_INFORMATION SUPPLIED_
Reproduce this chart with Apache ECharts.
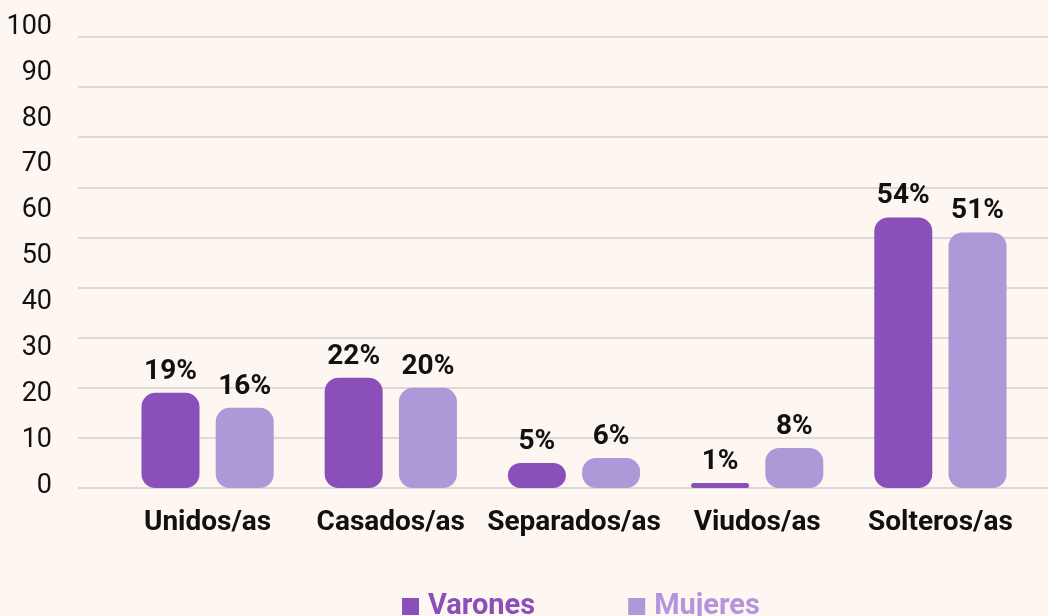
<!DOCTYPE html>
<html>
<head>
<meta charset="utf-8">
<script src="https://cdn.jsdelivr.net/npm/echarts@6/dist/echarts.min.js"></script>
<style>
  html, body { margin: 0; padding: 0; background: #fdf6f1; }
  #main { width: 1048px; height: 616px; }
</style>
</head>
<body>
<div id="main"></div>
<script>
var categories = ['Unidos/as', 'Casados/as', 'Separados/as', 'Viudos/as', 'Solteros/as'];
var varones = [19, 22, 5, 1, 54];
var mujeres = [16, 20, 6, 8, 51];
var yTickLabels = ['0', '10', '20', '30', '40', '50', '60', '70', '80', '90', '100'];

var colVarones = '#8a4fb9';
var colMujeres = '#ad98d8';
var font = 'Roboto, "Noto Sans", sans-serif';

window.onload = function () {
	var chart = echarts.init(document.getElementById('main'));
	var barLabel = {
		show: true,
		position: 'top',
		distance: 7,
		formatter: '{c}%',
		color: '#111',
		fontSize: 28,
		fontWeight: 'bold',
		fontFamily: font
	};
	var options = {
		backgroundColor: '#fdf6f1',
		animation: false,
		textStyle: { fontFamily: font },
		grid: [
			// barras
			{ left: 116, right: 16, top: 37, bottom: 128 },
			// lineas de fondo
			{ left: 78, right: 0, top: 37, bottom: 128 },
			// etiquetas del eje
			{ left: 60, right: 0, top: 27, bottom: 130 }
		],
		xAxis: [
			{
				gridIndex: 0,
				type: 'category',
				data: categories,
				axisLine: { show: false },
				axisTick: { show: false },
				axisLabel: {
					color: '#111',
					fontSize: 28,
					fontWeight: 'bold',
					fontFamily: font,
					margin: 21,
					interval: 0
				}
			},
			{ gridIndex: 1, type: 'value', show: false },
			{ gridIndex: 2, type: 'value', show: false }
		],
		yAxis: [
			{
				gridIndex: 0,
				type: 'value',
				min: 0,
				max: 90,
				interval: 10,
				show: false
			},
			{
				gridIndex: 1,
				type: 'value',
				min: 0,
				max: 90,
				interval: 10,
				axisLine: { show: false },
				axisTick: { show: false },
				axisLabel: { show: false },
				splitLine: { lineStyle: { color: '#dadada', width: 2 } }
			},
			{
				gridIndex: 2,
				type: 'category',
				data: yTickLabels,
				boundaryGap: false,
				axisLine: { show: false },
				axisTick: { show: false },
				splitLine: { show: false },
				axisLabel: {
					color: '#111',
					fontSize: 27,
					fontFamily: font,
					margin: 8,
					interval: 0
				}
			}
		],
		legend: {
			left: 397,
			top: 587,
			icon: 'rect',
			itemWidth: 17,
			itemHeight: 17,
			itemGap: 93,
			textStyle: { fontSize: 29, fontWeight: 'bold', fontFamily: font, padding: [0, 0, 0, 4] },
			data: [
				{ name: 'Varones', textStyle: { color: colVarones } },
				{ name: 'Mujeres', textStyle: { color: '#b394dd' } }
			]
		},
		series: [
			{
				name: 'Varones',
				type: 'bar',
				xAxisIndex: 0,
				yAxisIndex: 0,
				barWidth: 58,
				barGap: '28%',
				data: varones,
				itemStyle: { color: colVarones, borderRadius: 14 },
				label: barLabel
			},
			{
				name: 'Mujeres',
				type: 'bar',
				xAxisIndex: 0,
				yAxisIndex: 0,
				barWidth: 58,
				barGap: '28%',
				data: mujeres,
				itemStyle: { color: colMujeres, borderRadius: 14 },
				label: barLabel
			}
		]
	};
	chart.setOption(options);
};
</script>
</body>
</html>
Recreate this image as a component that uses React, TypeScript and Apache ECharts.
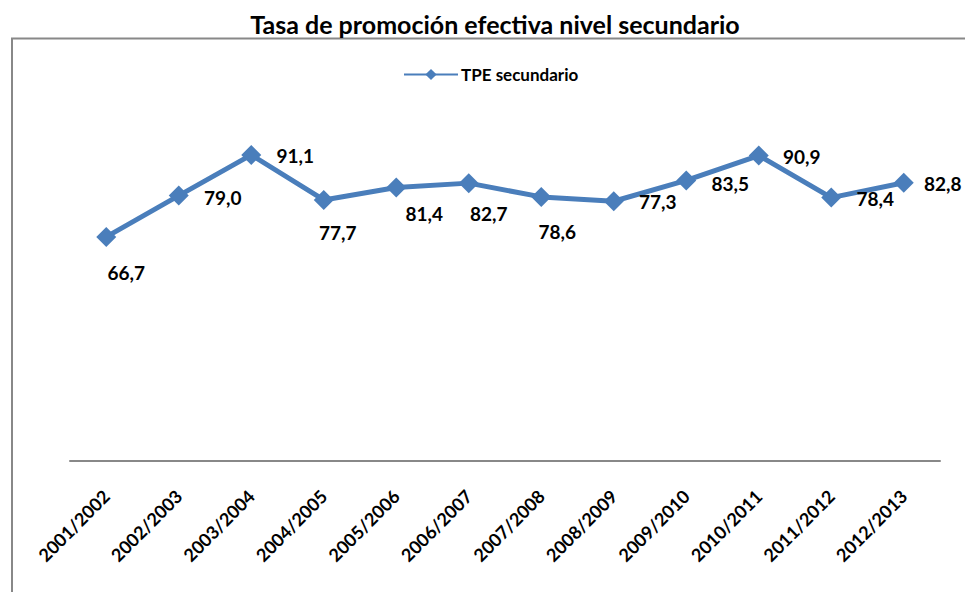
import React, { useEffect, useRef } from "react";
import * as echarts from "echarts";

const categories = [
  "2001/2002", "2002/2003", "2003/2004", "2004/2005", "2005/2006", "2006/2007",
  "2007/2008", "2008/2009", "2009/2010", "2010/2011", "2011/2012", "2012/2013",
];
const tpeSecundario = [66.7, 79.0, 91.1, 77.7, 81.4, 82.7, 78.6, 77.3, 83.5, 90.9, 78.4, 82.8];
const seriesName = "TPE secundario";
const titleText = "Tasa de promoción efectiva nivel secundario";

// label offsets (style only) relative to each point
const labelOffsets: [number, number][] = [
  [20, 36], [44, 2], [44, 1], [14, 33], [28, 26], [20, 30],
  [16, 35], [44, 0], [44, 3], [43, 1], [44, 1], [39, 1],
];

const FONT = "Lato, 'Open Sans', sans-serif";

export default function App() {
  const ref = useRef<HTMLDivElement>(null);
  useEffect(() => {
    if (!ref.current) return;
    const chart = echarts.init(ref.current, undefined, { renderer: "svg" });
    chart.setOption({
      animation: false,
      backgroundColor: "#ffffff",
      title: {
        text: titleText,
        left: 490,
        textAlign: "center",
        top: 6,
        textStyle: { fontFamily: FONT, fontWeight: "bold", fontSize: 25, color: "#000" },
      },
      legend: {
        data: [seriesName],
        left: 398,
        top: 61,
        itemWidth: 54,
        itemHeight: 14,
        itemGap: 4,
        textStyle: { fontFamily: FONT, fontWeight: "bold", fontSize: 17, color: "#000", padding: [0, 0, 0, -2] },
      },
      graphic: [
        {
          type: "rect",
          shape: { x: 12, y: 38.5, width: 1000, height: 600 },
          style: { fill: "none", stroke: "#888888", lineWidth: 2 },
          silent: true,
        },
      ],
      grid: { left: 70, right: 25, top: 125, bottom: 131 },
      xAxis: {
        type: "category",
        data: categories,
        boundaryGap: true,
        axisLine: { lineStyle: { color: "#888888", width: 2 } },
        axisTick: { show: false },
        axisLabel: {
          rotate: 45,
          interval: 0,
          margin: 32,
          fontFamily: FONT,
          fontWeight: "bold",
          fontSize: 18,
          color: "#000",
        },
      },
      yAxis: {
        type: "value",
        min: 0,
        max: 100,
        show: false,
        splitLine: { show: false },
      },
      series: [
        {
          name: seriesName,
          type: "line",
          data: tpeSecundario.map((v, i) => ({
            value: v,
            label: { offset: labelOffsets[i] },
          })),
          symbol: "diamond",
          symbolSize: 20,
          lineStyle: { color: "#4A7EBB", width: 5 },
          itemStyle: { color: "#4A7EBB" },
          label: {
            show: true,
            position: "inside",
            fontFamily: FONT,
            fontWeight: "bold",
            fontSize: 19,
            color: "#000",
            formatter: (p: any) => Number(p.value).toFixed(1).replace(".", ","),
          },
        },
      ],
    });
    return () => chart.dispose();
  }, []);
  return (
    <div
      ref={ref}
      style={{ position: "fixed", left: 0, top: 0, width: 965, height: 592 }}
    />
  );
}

_TASK TO COMPLETE_
Leave the pictures out and copy exactly the lines from the one with "Recreate this image" to the one with "import * as", both included.

_ANSWER TO THIS EXERCISE_
Recreate this image as a component that uses React, TypeScript and Apache ECharts.
import React, { useEffect, useRef } from "react";
import * as echarts from "echarts";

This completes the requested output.